The proof is in the record. Unless you’re prepared to count Matthew Elliott’s 21 Tests around the turn of the millennium, you have to go back to Dean Jones to find a run-scoring fixture from Victoria in the Australian side (some would point to Melbourne-born Marcus North, who played his state cricket for WA).

May reasons have been offered for this curious absence: a historic selection bias toward NSW, the largely anecdotal claim that the AFL seduces all the best potential cricketers. Whatever the case, Victoria has been underrepresented at the crease. It’s only look more pronounced over the last couple of years as the Vics have twice won the Sheffield Shield.

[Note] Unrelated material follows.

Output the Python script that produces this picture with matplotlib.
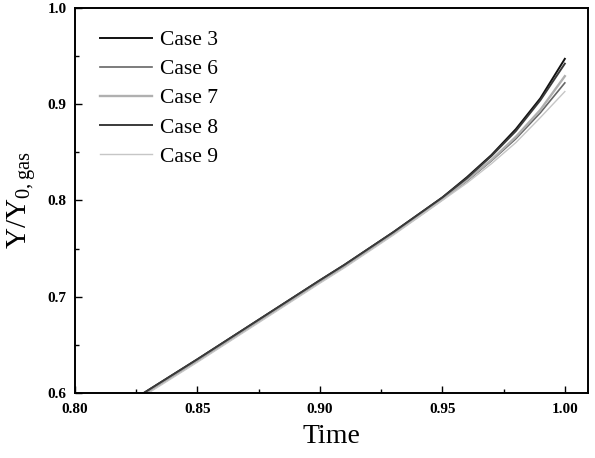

Enter Handscomb, who made the most definitive claim during this Test team spill with an impressive double-century in the recent Shield round. This is hardly out-of-nowhere though – he’s been a consistent presence in Australia A sides, and was a player likely to get a chance at some point.

“The thing is, especially as a batsman, you can make one wrong decision, play one false shot, and that’s your innings,” Handscomb said in an interview with Inside Sport.

“And that might be your only innings, so you don’t get to showcase what you can do. But on the flipside, you can get dropped early on and then you can go on to make a hundred, and everyone forgets you were dropped.

“Batting’s quite a tough one. It’s definitely something where you go out and try to score as many runs as you can. But you know that selection is not in your hands. If you get picked at the next level, well, happy days.”

Handscomb has an interesting background – he has two English parents who met in Australia, and he’s yet another Aussie Test player who might have declared for our old rivals. He also was a top-class tennis junior, running around those circles at the same time Bernard Tomic did.

He gave up tennis because chasing that circuit would have been more expensive. Instead, he turned his classy stroke-play skills to cricket, honing a batting style that has put him in line for a Test debut. “I was never a big kid growing up,” he says. “I made up for it a bit in how I played, I was a serve-volleyer. I couldn’t hit winners from the back of the court.

“Trying to hit sixes and fours just wasn’t my game. I had to learn had to hit it through the field or manipulate it for singles. I had that passion since I was a kid for moving the ball around rather than the crash and bash.”